Almost 160 private debt impact funds in Phenix Capital’s impact database target SDG 1 by tackling poverty in emerging markets.
The number of private debt impact funds has grown by 219% since 2014, with more than two-thirds (67%) of the total allocating to emerging markets, reflecting the key role played by private debt providers in regions where other lending sources are limited or costly to use, according to the latest report from Phenix Capital Group.
The Amsterdam-based investment consultancy’s Impact Database shows 158 private debt impact funds focused on emerging markets targeting UN Sustainable Development Goal (SDG) 1, aimed at eradicating poverty. Private debt funds comprise around 15% of the total number of funds in the database.
In developing countries, SMEs that struggle to access debt from traditional banks or finance institutions, must instead turn to private debt provided by microfinance institutions or trade finance funds on more affordable borrowing terms.

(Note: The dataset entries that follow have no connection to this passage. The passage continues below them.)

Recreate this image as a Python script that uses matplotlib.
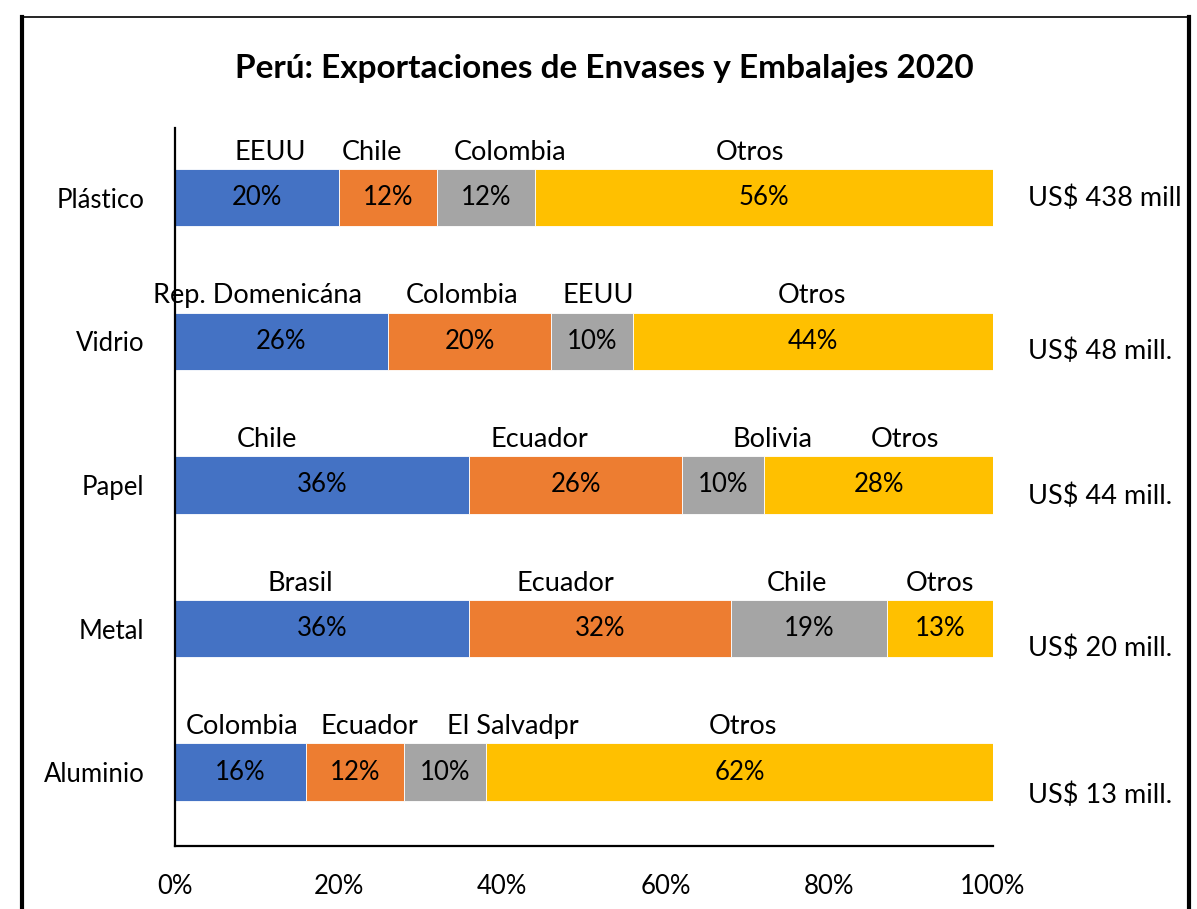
import numpy as np
import matplotlib
matplotlib.use("Agg")
import matplotlib.pyplot as plt
from matplotlib.lines import Line2D

plt.rcParams['font.family'] = ['Lato', 'DejaVu Sans']

# data
categories = ['Plástico', 'Vidrio', 'Papel', 'Metal', 'Aluminio']
share_1 = [20, 26, 36, 36, 16]
share_2 = [12, 20, 26, 32, 12]
share_3 = [12, 10, 10, 19, 10]
share_4 = [56, 44, 28, 13, 62]
countries = [
    ['EEUU', 'Chile', 'Colombia', 'Otros'],
    ['Rep. Domenicána', 'Colombia', 'EEUU', 'Otros'],
    ['Chile', 'Ecuador', 'Bolivia', 'Otros'],
    ['Brasil', 'Ecuador', 'Chile', 'Otros'],
    ['Colombia', 'Ecuador', 'El Salvadpr', 'Otros'],
]
totals = ['US$ 438 mill', 'US$ 48 mill.', 'US$ 44 mill.', 'US$ 20 mill.', 'US$ 13 mill.']

# layout: x position (in % units) of each country label above the bars
label_x = [
    [11.6, 24.1, 41.0, 70.3],
    [10.1, 35.1, 51.7, 77.9],
    [11.2, 44.6, 73.0, 89.2],
    [15.3, 47.7, 76.0, 93.5],
    [8.2, 23.8, 41.3, 69.4],
]
total_dy = [0.0, -0.07, -0.08, -0.14, -0.16]

colors = ['#4472C4', '#ED7D31', '#A5A5A5', '#FFC000']

fig = plt.figure(figsize=(11.97, 9.09), dpi=100)
ax = fig.add_axes([0.1462, 0.0693, 0.6834, 0.7899])

y = np.arange(len(categories))[::-1]
shares = np.array([share_1, share_2, share_3, share_4])
left = np.zeros(len(categories))
bar_h = 0.40
for k in range(4):
    bars = ax.barh(y, shares[k], left=left, height=bar_h, color=colors[k],
                   edgecolor='white', linewidth=0.6)
    for b, v in zip(bars, shares[k]):
        ax.text(b.get_x() + b.get_width() / 2, b.get_y() + b.get_height() / 2,
                f'{v}%', ha='center', va='center', fontsize=18.5, color='black')
    left += shares[k]

for i, yi in enumerate(y):
    for name, xl in zip(countries[i], label_x[i]):
        ax.text(xl, yi + bar_h / 2 + 0.03, name, ha='center', va='bottom',
                fontsize=19.5)
    ax.text(104.3, yi + total_dy[i], totals[i], ha='left', va='center',
            fontsize=19.5, clip_on=False)

ax.set_xlim(0, 100)
ax.set_ylim(-0.514, 4.486)
ax.set_xticks([0, 20, 40, 60, 80, 100])
ax.set_xticklabels(['0%', '20%', '40%', '60%', '80%', '100%'])
ax.set_yticks(y)
ax.set_yticklabels(categories)
ax.tick_params(axis='both', length=0, labelsize=18.5)
ax.tick_params(axis='x', pad=20)
ax.tick_params(axis='y', pad=22)
for s in ['top', 'right']:
    ax.spines[s].set_visible(False)
for s in ['left', 'bottom']:
    ax.spines[s].set_linewidth(1.6)

fig.text(0.505, 0.925, 'Perú: Exportaciones de Envases y Embalajes 2020',
         ha='center', va='center', fontsize=24, fontweight='bold')

# outer frame of the chart
fig.add_artist(Line2D([0.0175, 0.9945], [0.981, 0.981], color='black', lw=1.2))
fig.add_artist(Line2D([0.0180, 0.0180], [0.0, 0.981], color='black', lw=3))
fig.add_artist(Line2D([0.9930, 0.9930], [0.0, 0.981], color='black', lw=3))

fig.savefig('out.png', dpi=100)
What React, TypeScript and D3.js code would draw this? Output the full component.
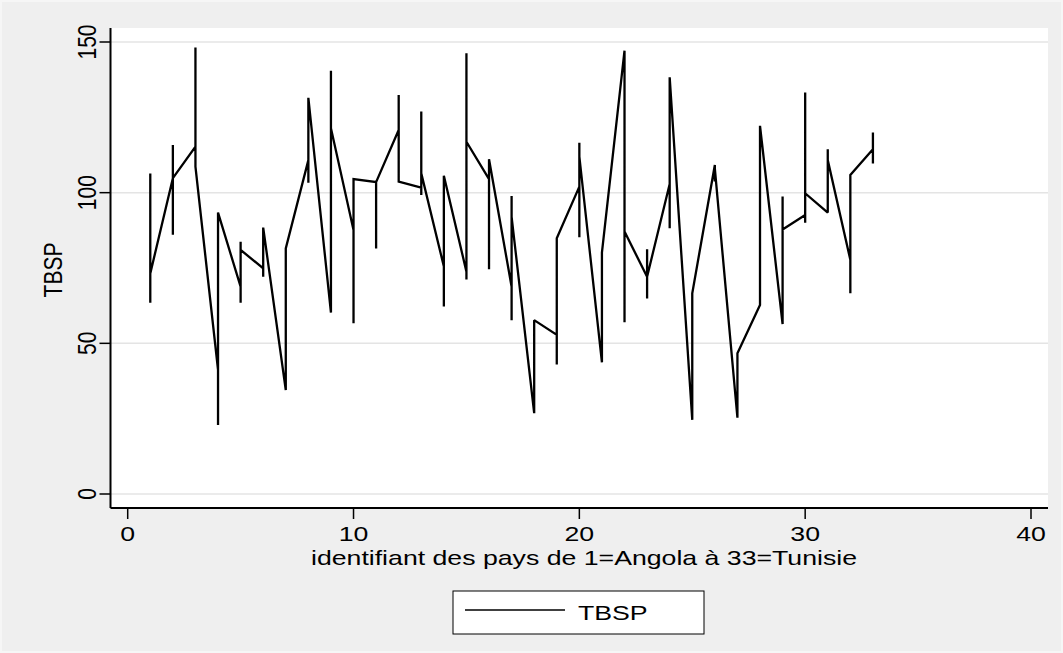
import React from 'react';
import * as d3 from 'd3';

// Country identifiers (1 = Angola ... 33 = Tunisie)
const countryIds: number[] = [
  1, 2, 3, 4, 5, 6, 7, 8, 9, 10, 11, 12, 13, 14, 15, 16, 17,
  18, 19, 20, 21, 22, 23, 24, 25, 26, 27, 28, 29, 30, 31, 32, 33,
];

// TBSP observations for each country, in data (sort) order
const tbspByCountry: number[][] = [
  [106.4, 63.5, 91.5, 73.2],
  [104.8, 86, 115.8, 104.8],
  [115.3, 148.2, 108.6],
  [41.2, 22.9, 93.4],
  [68.8, 63.5, 83.7, 81],
  [74.9, 72.1, 88.4],
  [34.5, 81.5],
  [110.8, 103.3, 131.5],
  [60.2, 140.5, 121.4],
  [87.6, 56.7, 104.5],
  [103.5, 81.5, 103.5],
  [120.8, 132.4, 103.7],
  [101.7, 99.2, 126.9, 106.4],
  [75.5, 62.2, 105.6],
  [73.8, 71.2, 146.3, 116.9],
  [104.5, 74.6, 111.1],
  [68.8, 57.7, 98.9, 92],
  [26.8, 57.7],
  [52.8, 43, 84.9],
  [102, 85.2, 116.6, 112],
  [43.7, 80.1],
  [147.1, 57, 87.1],
  [72.1, 64.9, 81.2, 72.1],
  [102.9, 88.2, 138.3],
  [24.6, 66.6],
  [109.2, 103.7, 108],
  [25.3, 46.7],
  [62.7, 122.2],
  [56.4, 98.7, 87.8],
  [92.6, 90, 133.2, 99.8],
  [93.4, 114.4, 110.8],
  [77.7, 66.6, 105.9],
  [114.4, 109.7, 120],
];

const xTicks: number[] = [0, 10, 20, 30, 40];
const yTicks: number[] = [0, 50, 100, 150];
const xTitle = 'identifiant des pays de 1=Angola à 33=Tunisie';
const yTitle = 'TBSP';
const legendLabel = 'TBSP';

const FONT = '"Liberation Sans", Arial, Helvetica, sans-serif';
const SX = 1.27; // horizontal stretch of the exported graph text
const FS = 21;

function T({
  x,
  y,
  rotate = false,
  anchor = 'middle',
  children,
}: {
  x: number;
  y: number;
  rotate?: boolean;
  anchor?: string;
  children: React.ReactNode;
}) {
  return (
    <g transform={`translate(${x},${y}) scale(${SX},1)${rotate ? ' rotate(-90)' : ''}`}>
      <text x={0} y={0} textAnchor={anchor} fontSize={FS} fill="#000">
        {children}
      </text>
    </g>
  );
}

export default function App() {
  const W = 1063;
  const H = 653;
  const plot = { left: 110.5, right: 1048, top: 28, bottom: 508 };

  const x = d3.scaleLinear().domain([0, 40]).range([127.7, 1031]);
  const y = d3.scaleLinear().domain([0, 150]).range([494, 42]);

  const points: [number, number][] = countryIds.flatMap((id, i) =>
    tbspByCountry[i].map((v) => [id, v] as [number, number])
  );
  const linePath = d3
    .line<[number, number]>()
    .x((d) => x(d[0]))
    .y((d) => y(d[1]))(points) as string;

  const xMid = 584;

  return (
    <svg
      width={W}
      height={H}
      style={{ position: 'absolute', left: 0, top: 0, display: 'block' }}
      fontFamily={FONT}
    >
      <rect x={0} y={0} width={W} height={H} fill="#efefef" />
      <rect x={1} y={1} width={W - 2} height={H - 2} fill="none" stroke="#f6f6f6" strokeWidth={2} />
      <rect
        x={plot.left}
        y={plot.top}
        width={plot.right - plot.left}
        height={plot.bottom - plot.top}
        fill="#ffffff"
      />
      {/* gridlines */}
      {yTicks.map((t) => (
        <line
          key={'g' + t}
          x1={plot.left}
          x2={plot.right}
          y1={y(t)}
          y2={y(t)}
          stroke="#e4e4e4"
          strokeWidth={1.5}
        />
      ))}
      {/* data line */}
      <path d={linePath} fill="none" stroke="#000" strokeWidth={2.3} strokeLinejoin="miter" strokeMiterlimit={2} />
      {/* axes */}
      <line x1={plot.left} x2={plot.left} y1={plot.top} y2={plot.bottom} stroke="#000" strokeWidth={2} />
      <line x1={plot.left} x2={plot.right} y1={plot.bottom} y2={plot.bottom} stroke="#000" strokeWidth={2} />
      {yTicks.map((t) => (
        <g key={'y' + t}>
          <line x1={plot.left - 11} x2={plot.left} y1={y(t)} y2={y(t)} stroke="#000" strokeWidth={1.5} />
          <T x={96} y={y(t)} rotate>
            {t}
          </T>
        </g>
      ))}
      {xTicks.map((t) => (
        <g key={'x' + t}>
          <line x1={x(t)} x2={x(t)} y1={plot.bottom} y2={plot.bottom + 11} stroke="#000" strokeWidth={1.5} />
          <T x={x(t)} y={541}>
            {t}
          </T>
        </g>
      ))}
      <T x={xMid} y={565}>
        {xTitle}
      </T>
      <T x={62} y={270} rotate>
        {yTitle}
      </T>
      {/* legend */}
      <rect x={453} y={591} width={251} height={43} fill="#fff" stroke="#000" strokeWidth={1} />
      <line x1={465} x2={565} y1={610} y2={610} stroke="#000" strokeWidth={1.4} />
      <T x={578} y={620} anchor="start">
        {legendLabel}
      </T>
    </svg>
  );
}
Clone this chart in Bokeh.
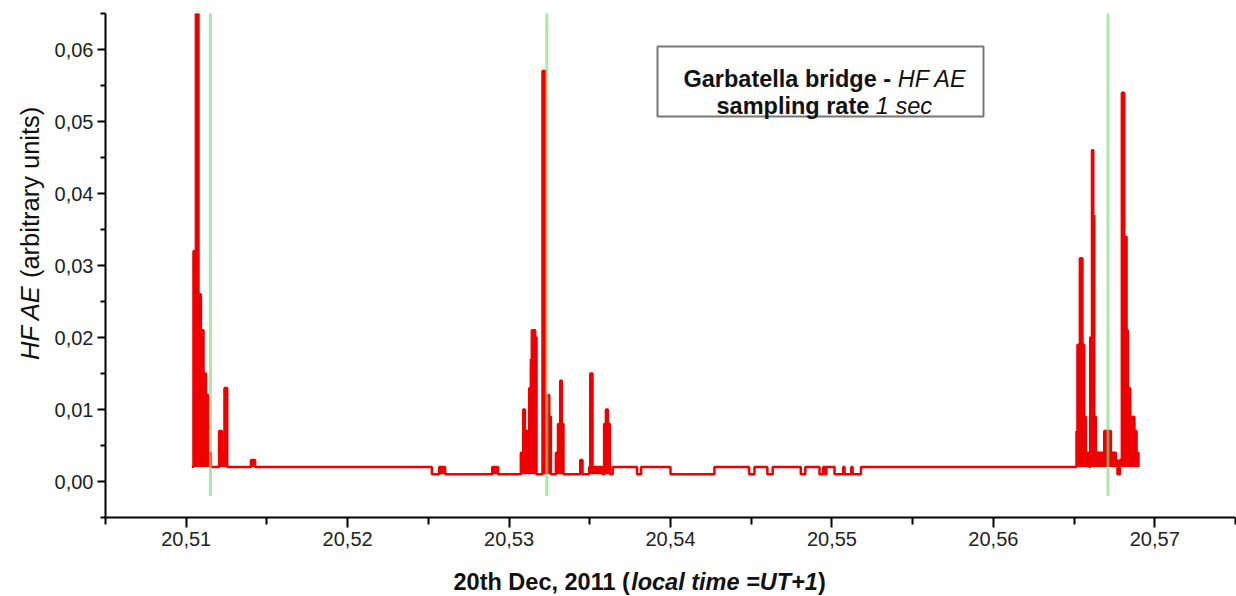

Global and developed market private debt funds are an important route for private institutional capital into emerging markets. An investing strategy based on private debt funds can also compare favourably with an equities strategy by offering regular cash flow, lower volatility and a relatively stable returns profile. It’s also a growing segment of the market, with 19 private debt impact funds due to launch shortly, according to Phenix.
The consultancy cites the ILX Fund I, run by Dutch-based ILX Management, as one example of how working with multilateral development banks and development finance institutions is providing large-scale, diversified opportunities for institutional investors to invest in private debt mechanisms.
The fund reached its target size of $1bn in June 2022, supported by a $750m cornerstone investment made by APG Asset Management, on behalf of pension fund clients ABP and bpfBouw.